The Rebel Series 2 interview: Bill Paterson

A long-time friend of Simon Callow, Bill Paterson also happens to play his best pal in the show. We spoke to the veteran Scottish actor, Bill Paterson, about the second outing of The Rebel.

Bill Paterson interview

Why do think the first series of The Rebel did so well?

It really struck a chord with audiences because the characters are real human beings. You only have to go to Brighton to see that the place is packed with real life Charles's, Henrys and Margarets. There is a sense that people have washed up there from other places. The city has given them a second chance. You get the impression these people had previous lives and are grasping their last 10 years of clarity, if they're lucky! That feels very realistic. The more rooted in reality a comedy is, the better it is. That's why the show found such a loyal audience in the first series.

What is happening to Charles at the beginning of the second season?

He's just as lost as he was last time! He is in a love triangle with Henry and Margaret. Charles and Henry are like hopeless adolescent schoolboys. To be honest, Margaret would be crazy if she settled down with either of these men. Henry is so set in his reactionary ways, and Charles is goodhearted, but he's basically a hopeless case who just drifts along with anything. It's like a teen relationship - Charles and Henry are jealous when the other one gets more attention. "I fancied her first!" I'm sure it reminds us all of our own school days!

How did Charles end up in Brighton?

Charles just washed up in Brighton. He came to London from Scotland, drifted around and had a few relationships. Then he clearly said, "Brighton is really easy-going - I'll go there!" He's not a drug addict, but he likes the availability of dope and the relaxed atmosphere of Brighton. It's full of casual people who are his style. There is still a whiff of patchouli oil about him.

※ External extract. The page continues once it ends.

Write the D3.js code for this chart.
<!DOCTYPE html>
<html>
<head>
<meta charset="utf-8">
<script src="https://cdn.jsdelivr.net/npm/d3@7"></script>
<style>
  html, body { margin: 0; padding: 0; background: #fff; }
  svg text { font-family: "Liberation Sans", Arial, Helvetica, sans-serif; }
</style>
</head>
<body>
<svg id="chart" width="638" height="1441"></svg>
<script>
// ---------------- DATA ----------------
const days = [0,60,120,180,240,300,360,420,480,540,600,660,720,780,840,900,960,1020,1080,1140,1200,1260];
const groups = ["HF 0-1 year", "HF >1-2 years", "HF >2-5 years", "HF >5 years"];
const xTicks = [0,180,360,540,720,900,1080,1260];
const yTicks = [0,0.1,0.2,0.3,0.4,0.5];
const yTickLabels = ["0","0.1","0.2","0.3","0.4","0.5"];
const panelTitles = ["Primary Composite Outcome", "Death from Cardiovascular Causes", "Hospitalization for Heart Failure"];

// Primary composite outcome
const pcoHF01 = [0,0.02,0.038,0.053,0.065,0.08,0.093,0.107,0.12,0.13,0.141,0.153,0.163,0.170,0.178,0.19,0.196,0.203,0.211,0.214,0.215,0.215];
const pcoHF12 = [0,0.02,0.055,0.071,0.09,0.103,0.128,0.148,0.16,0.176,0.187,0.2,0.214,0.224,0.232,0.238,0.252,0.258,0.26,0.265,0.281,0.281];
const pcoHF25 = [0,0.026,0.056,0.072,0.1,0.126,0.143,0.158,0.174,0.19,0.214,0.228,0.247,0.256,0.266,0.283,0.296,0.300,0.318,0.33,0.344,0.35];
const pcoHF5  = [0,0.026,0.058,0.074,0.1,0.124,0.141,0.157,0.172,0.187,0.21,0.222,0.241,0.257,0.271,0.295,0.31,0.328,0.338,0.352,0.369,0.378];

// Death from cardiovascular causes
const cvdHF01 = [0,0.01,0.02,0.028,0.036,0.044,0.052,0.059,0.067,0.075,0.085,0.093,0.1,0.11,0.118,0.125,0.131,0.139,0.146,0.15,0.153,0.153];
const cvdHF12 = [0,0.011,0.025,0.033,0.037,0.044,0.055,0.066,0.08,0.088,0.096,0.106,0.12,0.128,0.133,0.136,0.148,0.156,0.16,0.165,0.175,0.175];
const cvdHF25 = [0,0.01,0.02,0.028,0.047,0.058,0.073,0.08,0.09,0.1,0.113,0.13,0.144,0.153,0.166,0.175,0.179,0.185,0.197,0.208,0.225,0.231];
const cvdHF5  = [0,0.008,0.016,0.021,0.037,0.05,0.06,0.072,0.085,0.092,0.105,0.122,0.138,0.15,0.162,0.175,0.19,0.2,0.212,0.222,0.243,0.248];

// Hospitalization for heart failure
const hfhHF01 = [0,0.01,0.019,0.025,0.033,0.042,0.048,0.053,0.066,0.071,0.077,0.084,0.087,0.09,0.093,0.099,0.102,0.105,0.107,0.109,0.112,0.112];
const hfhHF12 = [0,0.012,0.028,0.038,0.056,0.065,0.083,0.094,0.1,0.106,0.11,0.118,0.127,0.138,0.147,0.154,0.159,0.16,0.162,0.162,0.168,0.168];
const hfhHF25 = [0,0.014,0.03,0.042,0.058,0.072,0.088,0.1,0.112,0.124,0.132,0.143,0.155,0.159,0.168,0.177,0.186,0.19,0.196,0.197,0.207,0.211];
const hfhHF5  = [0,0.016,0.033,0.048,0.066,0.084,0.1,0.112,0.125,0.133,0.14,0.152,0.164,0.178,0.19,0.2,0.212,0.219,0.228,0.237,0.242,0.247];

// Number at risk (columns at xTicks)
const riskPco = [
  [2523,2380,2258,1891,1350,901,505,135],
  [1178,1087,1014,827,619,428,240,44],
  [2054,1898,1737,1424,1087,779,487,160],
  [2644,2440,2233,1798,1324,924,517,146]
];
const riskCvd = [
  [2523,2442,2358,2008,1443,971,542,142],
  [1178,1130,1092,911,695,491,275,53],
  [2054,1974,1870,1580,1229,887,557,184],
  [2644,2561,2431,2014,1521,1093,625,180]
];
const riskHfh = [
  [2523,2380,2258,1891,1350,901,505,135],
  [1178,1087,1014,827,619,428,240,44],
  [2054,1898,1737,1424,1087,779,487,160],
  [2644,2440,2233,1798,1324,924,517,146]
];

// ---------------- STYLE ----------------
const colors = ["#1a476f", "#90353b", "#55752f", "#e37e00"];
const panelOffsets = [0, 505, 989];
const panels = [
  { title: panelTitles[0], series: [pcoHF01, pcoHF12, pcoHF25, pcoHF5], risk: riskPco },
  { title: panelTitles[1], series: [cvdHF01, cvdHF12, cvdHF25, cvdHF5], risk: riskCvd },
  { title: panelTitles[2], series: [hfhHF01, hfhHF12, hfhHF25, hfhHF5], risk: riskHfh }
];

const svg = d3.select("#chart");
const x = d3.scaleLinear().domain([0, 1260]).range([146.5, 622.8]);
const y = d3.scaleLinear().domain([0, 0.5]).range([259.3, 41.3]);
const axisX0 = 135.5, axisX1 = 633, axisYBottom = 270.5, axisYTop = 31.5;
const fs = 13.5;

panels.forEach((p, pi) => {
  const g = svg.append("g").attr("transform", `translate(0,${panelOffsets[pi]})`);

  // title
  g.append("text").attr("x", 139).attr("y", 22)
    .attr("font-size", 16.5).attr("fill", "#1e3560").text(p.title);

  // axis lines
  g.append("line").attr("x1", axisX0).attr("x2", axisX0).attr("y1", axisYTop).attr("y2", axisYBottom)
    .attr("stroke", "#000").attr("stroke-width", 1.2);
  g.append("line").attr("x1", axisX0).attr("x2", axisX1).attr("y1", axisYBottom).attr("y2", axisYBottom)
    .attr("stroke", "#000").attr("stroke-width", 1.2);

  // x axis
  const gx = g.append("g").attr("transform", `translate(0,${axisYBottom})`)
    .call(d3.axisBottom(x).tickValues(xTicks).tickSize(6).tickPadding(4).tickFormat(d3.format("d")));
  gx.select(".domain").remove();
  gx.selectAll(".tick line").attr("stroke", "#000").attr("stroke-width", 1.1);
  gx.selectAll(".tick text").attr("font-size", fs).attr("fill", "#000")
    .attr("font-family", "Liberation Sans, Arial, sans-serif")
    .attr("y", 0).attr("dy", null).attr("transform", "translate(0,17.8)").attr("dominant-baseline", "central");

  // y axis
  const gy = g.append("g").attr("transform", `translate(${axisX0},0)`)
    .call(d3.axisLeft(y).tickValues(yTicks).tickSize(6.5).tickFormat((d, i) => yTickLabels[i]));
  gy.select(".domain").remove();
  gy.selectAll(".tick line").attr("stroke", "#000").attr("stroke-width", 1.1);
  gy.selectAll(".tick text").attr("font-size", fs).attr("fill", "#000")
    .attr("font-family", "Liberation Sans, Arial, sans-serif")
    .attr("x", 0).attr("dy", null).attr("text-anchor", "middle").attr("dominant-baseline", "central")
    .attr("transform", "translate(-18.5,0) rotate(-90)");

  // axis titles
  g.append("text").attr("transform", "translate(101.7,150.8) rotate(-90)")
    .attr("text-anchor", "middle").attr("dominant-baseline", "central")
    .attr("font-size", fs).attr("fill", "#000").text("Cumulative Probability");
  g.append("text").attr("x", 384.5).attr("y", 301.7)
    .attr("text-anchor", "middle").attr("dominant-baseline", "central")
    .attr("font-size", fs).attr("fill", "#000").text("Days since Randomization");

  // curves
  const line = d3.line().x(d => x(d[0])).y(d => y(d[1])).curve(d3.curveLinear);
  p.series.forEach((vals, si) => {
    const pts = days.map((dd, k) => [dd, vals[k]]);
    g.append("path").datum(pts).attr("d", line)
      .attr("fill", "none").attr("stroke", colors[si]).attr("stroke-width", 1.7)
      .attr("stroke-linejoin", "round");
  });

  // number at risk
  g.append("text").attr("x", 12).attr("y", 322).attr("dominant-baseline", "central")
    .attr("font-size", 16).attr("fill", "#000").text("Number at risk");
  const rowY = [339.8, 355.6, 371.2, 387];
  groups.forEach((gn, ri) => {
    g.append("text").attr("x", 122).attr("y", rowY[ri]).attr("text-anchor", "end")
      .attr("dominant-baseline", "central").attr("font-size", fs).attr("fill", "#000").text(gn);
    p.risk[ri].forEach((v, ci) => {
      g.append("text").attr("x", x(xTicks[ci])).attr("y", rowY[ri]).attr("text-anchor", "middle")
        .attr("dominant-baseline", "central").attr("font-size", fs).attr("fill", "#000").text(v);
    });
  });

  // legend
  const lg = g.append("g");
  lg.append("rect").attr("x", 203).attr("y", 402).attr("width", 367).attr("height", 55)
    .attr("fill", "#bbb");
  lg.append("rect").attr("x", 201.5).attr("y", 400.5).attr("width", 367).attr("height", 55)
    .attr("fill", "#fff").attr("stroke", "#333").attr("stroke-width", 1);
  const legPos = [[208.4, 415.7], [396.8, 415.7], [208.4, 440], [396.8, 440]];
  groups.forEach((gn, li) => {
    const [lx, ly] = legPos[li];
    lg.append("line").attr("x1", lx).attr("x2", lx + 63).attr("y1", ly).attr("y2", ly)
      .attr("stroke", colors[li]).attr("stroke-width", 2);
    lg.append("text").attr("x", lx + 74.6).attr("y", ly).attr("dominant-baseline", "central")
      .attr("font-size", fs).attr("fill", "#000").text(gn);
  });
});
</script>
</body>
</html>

You've been friends with Simon for a long time, haven't you?

Yes, I've known Simon since 1972, and our lives have often crossed and uncrossed since then. I saw his debut at the Traverse Theatre in Edinburgh in Schippel. He played Archduke Ferdinand's nephew, and the play became a cult show. I immediately admired him.

What stood out about his work back then?

His boldness, his voice, his wit, his timing. Simon still has those qualities in abundance. He loves the bravura aspect of performance. In turn, we adore this polymath man who touches on so many things without a sense of showing off. It's a real pleasure to be his friend. My relationship with Simon is not unlike what Charles feels towards Henry. Henry knows about life and copes with it better than Charles.

What might cause you to launch into a Henry-style rant?

Areas of social media irritate me. Social media was supposed to be an extension of the 60s philosophy that everyone in the world would be connected with each other, but that's not how it's worked out. Look at the development of social media - what has it provided us with? Probably the worst governments any of us have ever experienced. That's all supported by the garbage that's spilled out on social media.

There is a very funny scene in this series where Henry dashes fully clothed into the sea. Were you not tempted to join him?

I actually wrote myself out of that scene! It was going to be both the characters running into the sea, but I tweaked it quite cleverly. The producers should be grateful. If I had done it too, it would have doubled the work and the insurance. But Simon plunged in with gusto, and fortunately also with a wetsuit!